Perpetual gardening

This garden bed may look like one big mess, when in fact it is a cornucopia of gifts that ensure I will have ongoing vegetables and herbs to pick and eat.

All I have to do is allow the plants to live their full life span, to get long and leggy, flower and go to seed. Like the beautiful blue borage, ringed by new plants, like toddlers around their mother’s skirts. These I will dig up and plant as a border elsewhere.

My favourite salad green is rocket, (left) so I depend on these tall and healthy plants providing next summer’s crop. 

Last summer’s lettuce (right) was allowed to be so straggly it fell over, but not before scattering its tiny seeds. So here are its progeny, to be picked as thinnings as they grow.

I could not eat enough of the Asian greens I planted, so most will have to be dug in as green manure, but a few will grace the garden with their yellow posies until I am sure of the next crop being bestowed on my garden, wherever their seeds choose to fall.

The Cos lettuce flowers are not showy, but the sole surviving plant, a veritable Leaning Tower of Cos, is cherished for its anticipated contribution to my table.

And this mass of Continental Parsley is the result of just one seeding plant last year. I should have thinned them, but instead I revel in the lushness, harvest them in great handfuls and treat them as a green vegetable. You can’t have enough parsley!

At least I can’t.

And all free… you just have to not mind a lack of order, of straight rows of plants.

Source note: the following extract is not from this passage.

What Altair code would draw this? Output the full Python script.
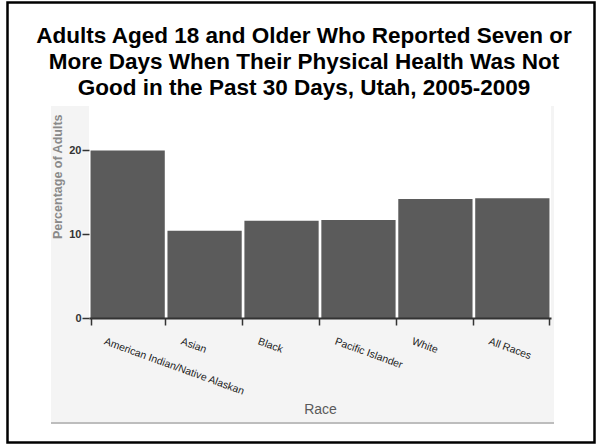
import altair as alt
import pandas as pd

# Share of adults (18+) reporting 7+ days of poor physical health, Utah 2005-2009
races = [
    "American Indian/Native Alaskan",
    "Asian",
    "Black",
    "Pacific Islander",
    "White",
    "All Races",
]
percent = [20.0, 10.4, 11.6, 11.7, 14.2, 14.3]

title_lines = [
    "Adults Aged 18 and Older Who Reported Seven or",
    "More Days When Their Physical Health Was Not",
    "Good in the Past 30 Days, Utah, 2005-2009",
]

df = pd.DataFrame({"Race": races, "Percent": percent})
one = pd.DataFrame({"k": [0]})

W, H = 462, 212          # plot area
LEFT, TOP = 89, 106      # plot origin inside the 596x445 canvas
NARROW = "Liberation Sans Narrow, Liberation Sans, sans-serif"

# outer frame of the slide
frame = alt.Chart(one).mark_rect(
    fill="white", stroke="black", strokeWidth=2.5
).encode(
    x=alt.value(7.5 - LEFT), x2=alt.value(594.5 - LEFT),
    y=alt.value(2.5 - TOP), y2=alt.value(442.5 - TOP),
)

# light grey panel behind the chart
panel = alt.Chart(one).mark_rect(fill="#f4f4f4").encode(
    x=alt.value(51 - LEFT), x2=alt.value(554 - LEFT),
    y=alt.value(0), y2=alt.value(422 - TOP),
)
panel_edge = alt.Chart(one).mark_rule(color="#bdbdbd", strokeWidth=2).encode(
    x=alt.value(51 - LEFT), x2=alt.value(554 - LEFT),
    y=alt.value(423 - TOP),
)

# white plotting area
plot_bg = alt.Chart(one).mark_rect(fill="white").encode(
    x=alt.value(0), x2=alt.value(W), y=alt.value(0), y2=alt.value(H),
)

title = alt.Chart(one).mark_text(
    align="center", baseline="alphabetic", font="Liberation Sans",
    fontSize=22.5, fontWeight="bold", color="black",
    lineBreak="\n", lineHeight=26,
).encode(
    x=alt.value(304 - LEFT), y=alt.value(43 - TOP),
    text=alt.value("\n".join(title_lines)),
)

bars = alt.Chart(df).mark_bar(color="#5b5b5b").encode(
    x=alt.X(
        "Race:N", sort=None,
        scale=alt.Scale(paddingInner=0.035, paddingOuter=0.02),
        axis=alt.Axis(
            title="Race", titleFont=NARROW, titleFontSize=14,
            titleFontWeight="normal", titleColor="#5a5a5a",
            titleY=95, titleBaseline="alphabetic",
            labelAngle=20, labelAlign="left", labelBaseline="top",
            labelOffset=-22, labelPadding=11, labelFont=NARROW,
            labelFontSize=10.5, labelColor="#222", labelOverlap=False,
            tickBand="extent", tickSize=7, tickColor="#333", tickWidth=1.5,
            domainColor="#333", domainWidth=2, zindex=1,
        ),
    ),
    y=alt.Y(
        "Percent:Q",
        scale=alt.Scale(domain=[0, 25.3], nice=False),
        axis=alt.Axis(
            values=[0, 10, 20], title="Percentage of Adults",
            titleFont=NARROW, titleFontSize=12.5, titleFontWeight="bold",
            titleColor="#8a8a8a", titleAnchor="end", titleY=8,
            titleX=-32, titleBaseline="middle",
            labelFont=NARROW, labelFontSize=11, labelFontWeight="bold",
            labelColor="#333", labelPadding=1,
            tickSize=7, tickColor="#333", tickWidth=1.5,
            domain=False, grid=False, zindex=1,
        ),
    ),
)

chart = alt.layer(frame, panel, panel_edge, plot_bg, title, bars).properties(
    width=W, height=H,
    autosize=alt.AutoSizeParams(type="none"),
    padding={"left": LEFT, "top": TOP, "right": 596 - LEFT - W, "bottom": 445 - TOP - H},
    background="white",
).configure_view(strokeWidth=0)

chart.save("out.html", embed_options={"renderer": "svg", "actions": False})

2 thoughts on “Perpetual gardening”

  1. Hi Cathy,
    Yes Nature helps!
    Have you read The Woman on the Mountain? I reckon you’d love that even more
    Cheers
    Sharyn

  2. Hi Sharyn
    I have just read your book, Mountain Tails, and loved it. I also live in the mountains, near Broadford, Victoria, on 70 acres. Have lived here part time since I was 9, then full time since 1985. Am 62 years young, and dabble in writing and poetry. Am thanking the Gods everyday for my property, during Covid lockdown. Yes, life in the bush can be tough, but it’s the only way I would live, especially these days.